- _Your objective_:
Each line from the line with "Recreate this image" to the line with "import matplotlib.pyplot as plt", inclusive, is to be repeated exactly; no other line and no picture belongs in the copy.

- _Material shown_:
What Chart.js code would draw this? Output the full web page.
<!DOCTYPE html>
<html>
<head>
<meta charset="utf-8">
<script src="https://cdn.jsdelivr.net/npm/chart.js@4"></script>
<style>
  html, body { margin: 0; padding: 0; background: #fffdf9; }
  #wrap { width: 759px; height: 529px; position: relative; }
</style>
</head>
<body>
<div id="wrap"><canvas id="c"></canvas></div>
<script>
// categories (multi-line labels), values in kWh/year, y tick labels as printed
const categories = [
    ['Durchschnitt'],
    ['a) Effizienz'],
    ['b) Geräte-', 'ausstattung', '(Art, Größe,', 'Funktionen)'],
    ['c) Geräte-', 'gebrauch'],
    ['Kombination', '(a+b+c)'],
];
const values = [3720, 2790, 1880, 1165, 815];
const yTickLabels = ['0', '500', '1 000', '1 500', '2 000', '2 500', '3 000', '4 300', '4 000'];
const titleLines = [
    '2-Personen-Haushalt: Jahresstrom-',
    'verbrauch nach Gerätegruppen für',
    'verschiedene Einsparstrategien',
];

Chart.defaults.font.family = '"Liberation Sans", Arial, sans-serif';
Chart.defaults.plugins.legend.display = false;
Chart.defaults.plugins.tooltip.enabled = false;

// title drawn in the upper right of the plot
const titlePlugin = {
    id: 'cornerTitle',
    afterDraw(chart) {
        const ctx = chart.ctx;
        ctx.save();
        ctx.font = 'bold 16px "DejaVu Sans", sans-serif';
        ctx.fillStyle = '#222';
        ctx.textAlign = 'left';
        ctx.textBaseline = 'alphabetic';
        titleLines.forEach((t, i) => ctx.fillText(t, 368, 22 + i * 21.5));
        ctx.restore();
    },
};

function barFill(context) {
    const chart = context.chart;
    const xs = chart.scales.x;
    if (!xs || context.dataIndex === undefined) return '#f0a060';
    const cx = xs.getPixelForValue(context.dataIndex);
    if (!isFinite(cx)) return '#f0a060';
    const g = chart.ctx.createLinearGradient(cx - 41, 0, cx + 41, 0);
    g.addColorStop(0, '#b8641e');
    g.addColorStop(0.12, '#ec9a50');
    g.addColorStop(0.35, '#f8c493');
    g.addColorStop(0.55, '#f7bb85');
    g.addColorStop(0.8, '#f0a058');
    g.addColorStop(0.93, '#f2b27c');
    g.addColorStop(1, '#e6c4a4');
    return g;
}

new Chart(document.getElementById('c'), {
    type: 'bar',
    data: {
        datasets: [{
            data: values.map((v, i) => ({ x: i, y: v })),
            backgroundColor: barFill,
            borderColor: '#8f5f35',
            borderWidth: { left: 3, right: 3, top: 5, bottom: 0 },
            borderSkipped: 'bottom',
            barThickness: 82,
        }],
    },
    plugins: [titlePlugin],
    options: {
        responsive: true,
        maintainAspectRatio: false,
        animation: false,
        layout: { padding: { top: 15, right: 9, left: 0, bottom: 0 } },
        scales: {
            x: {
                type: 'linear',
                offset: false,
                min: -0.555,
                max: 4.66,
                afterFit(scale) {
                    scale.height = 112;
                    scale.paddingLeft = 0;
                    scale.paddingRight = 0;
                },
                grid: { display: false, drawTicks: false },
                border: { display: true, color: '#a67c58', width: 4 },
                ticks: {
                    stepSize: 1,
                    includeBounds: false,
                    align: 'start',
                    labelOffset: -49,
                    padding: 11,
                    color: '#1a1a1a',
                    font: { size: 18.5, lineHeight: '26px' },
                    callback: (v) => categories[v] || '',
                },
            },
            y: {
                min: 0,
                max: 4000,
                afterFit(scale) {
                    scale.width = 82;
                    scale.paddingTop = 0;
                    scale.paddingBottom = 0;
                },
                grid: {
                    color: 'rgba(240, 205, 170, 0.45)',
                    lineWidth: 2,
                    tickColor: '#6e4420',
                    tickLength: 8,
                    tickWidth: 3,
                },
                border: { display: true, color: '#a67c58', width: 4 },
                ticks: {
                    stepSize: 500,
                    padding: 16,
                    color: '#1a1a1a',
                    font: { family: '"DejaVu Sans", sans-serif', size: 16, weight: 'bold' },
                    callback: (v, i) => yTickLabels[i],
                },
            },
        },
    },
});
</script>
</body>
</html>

...

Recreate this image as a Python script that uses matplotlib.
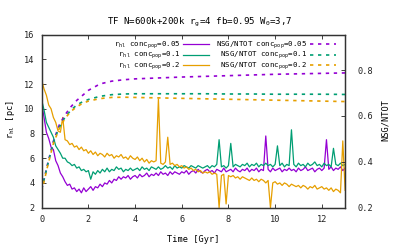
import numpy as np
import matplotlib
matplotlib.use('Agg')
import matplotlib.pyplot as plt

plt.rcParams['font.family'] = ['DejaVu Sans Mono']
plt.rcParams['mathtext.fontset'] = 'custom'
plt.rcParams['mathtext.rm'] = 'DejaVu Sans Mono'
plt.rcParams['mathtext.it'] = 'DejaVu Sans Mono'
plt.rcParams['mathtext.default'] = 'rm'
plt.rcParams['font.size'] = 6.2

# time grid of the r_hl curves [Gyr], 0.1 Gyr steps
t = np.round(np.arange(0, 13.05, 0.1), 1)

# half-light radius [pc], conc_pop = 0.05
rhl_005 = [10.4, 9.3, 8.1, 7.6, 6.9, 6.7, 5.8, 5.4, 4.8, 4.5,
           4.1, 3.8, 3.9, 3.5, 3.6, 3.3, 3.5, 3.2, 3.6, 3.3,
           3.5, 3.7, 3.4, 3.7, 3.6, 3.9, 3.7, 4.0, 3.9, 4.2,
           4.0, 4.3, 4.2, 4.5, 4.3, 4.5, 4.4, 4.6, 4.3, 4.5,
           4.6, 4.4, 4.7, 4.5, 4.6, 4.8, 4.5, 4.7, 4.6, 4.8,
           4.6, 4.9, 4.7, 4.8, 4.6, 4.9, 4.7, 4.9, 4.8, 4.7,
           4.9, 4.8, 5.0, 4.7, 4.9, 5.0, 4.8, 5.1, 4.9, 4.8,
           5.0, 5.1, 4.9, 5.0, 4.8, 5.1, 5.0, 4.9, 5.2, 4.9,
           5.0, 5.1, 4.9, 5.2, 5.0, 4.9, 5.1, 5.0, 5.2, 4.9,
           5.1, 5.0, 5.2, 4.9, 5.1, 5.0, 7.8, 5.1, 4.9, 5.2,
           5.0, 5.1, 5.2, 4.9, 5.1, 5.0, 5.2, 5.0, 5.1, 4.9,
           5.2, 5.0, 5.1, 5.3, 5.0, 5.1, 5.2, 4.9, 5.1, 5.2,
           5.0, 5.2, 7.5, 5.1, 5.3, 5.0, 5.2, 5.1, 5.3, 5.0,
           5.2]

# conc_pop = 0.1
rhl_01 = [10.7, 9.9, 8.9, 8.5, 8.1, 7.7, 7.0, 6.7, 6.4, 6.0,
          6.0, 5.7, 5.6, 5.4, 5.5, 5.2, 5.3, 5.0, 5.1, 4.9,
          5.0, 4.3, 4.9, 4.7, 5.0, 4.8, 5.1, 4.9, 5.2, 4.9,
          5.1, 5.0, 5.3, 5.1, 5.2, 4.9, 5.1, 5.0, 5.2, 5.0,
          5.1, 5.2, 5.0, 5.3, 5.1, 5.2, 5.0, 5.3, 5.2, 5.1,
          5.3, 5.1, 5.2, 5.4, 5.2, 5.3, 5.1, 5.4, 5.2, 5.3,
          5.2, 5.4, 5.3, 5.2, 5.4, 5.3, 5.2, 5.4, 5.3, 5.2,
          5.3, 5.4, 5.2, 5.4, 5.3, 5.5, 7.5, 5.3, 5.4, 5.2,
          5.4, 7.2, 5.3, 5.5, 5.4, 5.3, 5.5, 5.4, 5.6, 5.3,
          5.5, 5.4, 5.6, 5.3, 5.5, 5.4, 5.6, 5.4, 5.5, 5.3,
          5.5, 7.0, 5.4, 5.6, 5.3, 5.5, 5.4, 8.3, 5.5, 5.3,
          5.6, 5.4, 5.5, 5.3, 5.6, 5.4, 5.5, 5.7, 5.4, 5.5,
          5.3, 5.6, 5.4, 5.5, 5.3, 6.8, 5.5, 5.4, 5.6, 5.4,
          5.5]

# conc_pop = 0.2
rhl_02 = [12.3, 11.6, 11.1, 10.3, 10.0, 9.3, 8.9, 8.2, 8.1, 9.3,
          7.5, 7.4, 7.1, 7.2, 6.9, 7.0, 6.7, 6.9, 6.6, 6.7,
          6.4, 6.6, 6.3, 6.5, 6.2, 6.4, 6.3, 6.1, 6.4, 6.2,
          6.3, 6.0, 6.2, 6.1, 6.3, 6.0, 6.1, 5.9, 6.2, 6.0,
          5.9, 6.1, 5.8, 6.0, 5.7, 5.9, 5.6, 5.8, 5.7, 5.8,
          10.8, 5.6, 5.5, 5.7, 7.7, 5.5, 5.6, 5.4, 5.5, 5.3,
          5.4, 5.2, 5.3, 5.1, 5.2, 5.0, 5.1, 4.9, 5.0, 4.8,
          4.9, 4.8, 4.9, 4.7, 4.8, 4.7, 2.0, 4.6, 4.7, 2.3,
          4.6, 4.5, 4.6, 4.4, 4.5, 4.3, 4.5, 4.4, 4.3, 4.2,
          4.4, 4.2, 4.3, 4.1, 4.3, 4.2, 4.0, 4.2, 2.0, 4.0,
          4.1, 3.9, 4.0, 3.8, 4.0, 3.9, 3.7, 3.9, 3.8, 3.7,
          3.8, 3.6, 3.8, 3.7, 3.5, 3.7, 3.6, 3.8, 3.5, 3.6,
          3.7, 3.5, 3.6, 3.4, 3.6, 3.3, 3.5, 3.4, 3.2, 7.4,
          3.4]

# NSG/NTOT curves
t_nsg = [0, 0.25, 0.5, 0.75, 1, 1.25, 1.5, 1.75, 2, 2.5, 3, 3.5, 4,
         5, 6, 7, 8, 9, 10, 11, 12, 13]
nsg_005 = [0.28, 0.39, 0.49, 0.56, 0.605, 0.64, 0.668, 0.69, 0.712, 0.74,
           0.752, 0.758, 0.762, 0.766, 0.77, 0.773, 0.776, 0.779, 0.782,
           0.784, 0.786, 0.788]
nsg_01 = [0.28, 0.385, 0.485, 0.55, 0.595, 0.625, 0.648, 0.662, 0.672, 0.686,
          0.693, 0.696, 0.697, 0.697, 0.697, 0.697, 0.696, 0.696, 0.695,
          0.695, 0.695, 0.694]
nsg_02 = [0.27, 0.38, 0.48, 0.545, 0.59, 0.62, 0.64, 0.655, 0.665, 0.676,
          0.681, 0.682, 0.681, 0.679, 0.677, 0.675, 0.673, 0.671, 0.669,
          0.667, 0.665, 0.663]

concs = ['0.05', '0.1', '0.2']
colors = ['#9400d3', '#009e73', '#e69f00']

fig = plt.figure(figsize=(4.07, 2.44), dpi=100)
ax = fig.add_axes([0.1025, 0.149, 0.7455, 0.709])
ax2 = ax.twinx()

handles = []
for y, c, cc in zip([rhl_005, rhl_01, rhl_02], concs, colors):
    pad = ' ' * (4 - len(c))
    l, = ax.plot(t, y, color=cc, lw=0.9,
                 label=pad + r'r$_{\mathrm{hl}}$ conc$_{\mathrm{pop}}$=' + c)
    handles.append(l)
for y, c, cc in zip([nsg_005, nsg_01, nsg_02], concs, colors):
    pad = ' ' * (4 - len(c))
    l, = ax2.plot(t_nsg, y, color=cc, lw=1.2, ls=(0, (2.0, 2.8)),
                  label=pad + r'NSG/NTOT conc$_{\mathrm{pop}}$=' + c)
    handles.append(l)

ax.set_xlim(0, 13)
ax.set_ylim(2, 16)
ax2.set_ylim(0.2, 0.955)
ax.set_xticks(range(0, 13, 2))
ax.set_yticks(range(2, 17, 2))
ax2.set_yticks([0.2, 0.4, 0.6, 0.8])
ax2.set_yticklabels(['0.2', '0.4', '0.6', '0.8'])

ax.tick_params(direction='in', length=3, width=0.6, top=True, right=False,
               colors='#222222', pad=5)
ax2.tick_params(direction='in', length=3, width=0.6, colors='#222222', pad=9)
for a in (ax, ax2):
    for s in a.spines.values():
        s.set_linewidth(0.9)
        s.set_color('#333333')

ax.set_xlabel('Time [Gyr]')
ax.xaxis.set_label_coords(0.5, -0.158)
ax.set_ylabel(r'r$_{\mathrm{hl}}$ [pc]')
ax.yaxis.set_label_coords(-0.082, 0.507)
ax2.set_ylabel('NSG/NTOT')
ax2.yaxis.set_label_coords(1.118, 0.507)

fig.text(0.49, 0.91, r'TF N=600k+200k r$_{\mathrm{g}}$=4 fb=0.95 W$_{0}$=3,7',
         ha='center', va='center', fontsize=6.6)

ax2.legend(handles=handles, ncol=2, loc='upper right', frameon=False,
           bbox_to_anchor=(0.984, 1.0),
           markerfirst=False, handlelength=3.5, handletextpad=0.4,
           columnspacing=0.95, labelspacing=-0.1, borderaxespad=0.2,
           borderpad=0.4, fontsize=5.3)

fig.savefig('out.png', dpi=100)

* * *

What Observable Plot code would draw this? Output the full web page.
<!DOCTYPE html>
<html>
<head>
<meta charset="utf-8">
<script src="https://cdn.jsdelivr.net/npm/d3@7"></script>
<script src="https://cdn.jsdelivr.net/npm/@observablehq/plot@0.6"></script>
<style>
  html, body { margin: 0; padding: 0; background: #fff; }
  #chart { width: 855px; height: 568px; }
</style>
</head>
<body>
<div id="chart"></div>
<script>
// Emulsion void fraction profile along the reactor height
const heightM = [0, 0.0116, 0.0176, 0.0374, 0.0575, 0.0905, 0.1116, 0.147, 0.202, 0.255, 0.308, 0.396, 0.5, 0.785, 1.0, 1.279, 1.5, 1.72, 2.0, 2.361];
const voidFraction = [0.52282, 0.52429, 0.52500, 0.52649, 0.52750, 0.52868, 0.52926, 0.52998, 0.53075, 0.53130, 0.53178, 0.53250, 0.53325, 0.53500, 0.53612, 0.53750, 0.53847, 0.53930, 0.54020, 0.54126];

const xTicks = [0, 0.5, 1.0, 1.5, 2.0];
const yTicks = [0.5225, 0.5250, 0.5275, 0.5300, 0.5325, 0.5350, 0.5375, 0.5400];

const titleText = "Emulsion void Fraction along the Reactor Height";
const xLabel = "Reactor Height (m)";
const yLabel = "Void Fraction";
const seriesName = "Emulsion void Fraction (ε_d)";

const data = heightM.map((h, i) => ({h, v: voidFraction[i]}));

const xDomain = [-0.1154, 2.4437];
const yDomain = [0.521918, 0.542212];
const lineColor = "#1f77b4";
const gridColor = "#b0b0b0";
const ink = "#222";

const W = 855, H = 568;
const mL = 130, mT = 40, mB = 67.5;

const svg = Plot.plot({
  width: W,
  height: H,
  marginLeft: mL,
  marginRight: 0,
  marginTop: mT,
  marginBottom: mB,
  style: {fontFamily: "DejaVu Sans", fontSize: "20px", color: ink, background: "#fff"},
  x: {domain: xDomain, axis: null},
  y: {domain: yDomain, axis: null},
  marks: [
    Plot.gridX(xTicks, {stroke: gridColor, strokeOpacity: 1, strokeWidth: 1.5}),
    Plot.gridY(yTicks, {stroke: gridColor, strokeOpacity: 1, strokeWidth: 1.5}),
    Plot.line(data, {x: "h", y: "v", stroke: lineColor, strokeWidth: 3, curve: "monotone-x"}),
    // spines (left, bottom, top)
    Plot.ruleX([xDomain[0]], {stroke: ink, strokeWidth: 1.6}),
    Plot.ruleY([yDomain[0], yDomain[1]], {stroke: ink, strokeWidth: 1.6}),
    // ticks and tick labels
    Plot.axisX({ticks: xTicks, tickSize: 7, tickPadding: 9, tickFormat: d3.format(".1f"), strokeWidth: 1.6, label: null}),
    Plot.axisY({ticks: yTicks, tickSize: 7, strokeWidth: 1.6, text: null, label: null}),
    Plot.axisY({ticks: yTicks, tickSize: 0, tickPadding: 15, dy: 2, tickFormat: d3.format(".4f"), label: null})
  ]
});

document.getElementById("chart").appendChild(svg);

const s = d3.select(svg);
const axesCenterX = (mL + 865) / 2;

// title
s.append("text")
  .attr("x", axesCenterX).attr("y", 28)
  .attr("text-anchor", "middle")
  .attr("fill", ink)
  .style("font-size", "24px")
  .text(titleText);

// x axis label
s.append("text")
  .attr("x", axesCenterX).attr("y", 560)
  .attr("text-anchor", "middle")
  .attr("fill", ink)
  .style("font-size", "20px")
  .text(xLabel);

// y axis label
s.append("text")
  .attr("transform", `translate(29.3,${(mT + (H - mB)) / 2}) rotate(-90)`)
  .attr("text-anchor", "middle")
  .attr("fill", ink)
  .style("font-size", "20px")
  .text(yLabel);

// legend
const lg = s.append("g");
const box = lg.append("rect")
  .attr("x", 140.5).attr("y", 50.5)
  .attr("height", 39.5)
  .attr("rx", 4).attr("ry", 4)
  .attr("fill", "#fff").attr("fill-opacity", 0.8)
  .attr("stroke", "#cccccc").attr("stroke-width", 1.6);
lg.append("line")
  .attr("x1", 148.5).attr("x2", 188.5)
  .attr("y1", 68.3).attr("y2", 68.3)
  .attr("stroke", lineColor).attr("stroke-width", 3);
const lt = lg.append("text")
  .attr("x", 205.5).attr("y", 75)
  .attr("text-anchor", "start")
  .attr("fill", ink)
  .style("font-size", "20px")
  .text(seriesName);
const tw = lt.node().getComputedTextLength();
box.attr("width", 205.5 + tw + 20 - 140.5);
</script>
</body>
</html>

- _Exercise output_:
Recreate this image as a Python script that uses matplotlib.
import numpy as np
import matplotlib
matplotlib.use('Agg')
import matplotlib.pyplot as plt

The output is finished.